==== MATERIAL TO PROCESS

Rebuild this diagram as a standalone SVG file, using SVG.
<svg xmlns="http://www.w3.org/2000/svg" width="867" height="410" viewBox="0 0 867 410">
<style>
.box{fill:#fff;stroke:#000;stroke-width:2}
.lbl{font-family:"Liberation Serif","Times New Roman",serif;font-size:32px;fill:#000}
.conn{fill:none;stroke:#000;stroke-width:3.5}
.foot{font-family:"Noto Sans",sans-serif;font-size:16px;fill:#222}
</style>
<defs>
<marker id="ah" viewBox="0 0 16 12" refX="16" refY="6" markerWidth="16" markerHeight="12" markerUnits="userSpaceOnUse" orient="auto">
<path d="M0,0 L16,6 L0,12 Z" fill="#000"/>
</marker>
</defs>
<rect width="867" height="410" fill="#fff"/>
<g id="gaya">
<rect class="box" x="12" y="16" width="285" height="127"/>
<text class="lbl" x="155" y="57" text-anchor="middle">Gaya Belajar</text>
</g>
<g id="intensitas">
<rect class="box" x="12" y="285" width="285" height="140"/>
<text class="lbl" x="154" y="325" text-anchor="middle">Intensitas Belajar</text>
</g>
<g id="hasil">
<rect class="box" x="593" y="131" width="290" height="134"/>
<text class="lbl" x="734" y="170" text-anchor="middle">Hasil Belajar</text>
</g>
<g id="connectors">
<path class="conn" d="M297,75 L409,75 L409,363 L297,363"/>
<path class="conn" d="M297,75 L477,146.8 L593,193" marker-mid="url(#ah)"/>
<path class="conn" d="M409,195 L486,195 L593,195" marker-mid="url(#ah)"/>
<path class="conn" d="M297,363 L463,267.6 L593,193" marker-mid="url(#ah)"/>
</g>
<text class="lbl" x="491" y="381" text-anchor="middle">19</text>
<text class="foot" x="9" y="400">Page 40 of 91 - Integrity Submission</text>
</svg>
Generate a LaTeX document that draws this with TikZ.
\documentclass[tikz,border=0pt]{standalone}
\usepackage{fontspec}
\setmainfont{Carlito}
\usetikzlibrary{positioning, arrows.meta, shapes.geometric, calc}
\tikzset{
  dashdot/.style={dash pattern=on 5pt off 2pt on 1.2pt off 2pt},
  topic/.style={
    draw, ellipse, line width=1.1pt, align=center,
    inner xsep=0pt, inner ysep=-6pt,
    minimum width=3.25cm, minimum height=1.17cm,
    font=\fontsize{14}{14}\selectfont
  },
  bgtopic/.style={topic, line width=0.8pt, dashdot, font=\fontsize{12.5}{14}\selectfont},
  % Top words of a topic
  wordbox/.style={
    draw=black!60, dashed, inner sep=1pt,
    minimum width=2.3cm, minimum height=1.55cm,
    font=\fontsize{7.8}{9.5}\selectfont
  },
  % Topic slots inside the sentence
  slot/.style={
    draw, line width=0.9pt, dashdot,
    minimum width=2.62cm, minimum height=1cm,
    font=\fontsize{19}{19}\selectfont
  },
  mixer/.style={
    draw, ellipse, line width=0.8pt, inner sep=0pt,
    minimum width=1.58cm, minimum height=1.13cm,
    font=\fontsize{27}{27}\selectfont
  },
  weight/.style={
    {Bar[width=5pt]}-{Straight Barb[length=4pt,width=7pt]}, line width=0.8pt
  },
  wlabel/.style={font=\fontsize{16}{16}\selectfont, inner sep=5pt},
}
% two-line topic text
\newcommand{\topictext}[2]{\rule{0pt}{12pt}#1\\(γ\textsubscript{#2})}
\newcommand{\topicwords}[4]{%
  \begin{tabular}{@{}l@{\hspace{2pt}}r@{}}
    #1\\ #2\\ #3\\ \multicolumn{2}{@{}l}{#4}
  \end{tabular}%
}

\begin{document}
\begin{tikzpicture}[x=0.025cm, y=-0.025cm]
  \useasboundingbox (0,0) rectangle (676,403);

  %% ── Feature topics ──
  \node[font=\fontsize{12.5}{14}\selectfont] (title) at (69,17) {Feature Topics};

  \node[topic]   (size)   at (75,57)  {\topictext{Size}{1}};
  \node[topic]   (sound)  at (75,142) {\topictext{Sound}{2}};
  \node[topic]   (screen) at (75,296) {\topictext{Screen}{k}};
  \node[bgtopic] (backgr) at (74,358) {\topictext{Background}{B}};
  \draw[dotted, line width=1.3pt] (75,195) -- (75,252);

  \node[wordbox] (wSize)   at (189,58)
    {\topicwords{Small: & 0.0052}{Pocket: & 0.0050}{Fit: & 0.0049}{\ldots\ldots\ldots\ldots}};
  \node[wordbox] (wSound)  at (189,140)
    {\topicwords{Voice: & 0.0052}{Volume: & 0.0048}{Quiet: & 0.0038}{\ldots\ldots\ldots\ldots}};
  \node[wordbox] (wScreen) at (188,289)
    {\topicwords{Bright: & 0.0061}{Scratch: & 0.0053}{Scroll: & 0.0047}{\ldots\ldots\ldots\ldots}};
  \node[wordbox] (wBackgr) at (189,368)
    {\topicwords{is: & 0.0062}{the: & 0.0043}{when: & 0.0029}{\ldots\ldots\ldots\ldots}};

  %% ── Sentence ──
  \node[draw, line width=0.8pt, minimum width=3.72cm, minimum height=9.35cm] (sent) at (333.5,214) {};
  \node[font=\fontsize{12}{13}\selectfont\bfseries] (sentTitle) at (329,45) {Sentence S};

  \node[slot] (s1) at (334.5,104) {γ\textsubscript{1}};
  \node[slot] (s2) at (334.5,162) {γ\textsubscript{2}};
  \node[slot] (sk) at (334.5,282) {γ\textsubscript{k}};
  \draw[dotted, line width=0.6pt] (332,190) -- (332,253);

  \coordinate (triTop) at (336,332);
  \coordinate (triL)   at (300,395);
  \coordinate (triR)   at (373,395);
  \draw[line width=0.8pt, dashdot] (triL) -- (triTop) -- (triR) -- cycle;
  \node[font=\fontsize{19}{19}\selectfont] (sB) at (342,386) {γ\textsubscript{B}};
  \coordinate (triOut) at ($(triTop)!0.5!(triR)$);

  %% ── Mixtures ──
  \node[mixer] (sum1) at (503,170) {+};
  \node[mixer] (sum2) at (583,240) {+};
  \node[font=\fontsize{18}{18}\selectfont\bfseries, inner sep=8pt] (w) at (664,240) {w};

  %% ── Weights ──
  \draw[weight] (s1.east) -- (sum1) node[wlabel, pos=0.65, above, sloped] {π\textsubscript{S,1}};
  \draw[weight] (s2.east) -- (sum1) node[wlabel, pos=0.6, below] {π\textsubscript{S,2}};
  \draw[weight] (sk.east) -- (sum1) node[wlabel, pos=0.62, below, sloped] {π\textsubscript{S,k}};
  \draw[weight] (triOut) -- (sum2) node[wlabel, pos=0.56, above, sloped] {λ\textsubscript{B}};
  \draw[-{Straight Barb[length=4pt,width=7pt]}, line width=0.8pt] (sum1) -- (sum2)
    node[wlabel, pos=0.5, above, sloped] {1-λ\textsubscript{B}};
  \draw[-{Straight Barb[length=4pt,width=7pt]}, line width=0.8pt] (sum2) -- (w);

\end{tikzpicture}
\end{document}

========

§ SHORT EXERCISE:
Pull out all lines of the data with the string "standalone".

§ TASK OUTPUT:
Rebuild this diagram as a standalone SVG file, using SVG.
\documentclass[tikz,border=0pt]{standalone}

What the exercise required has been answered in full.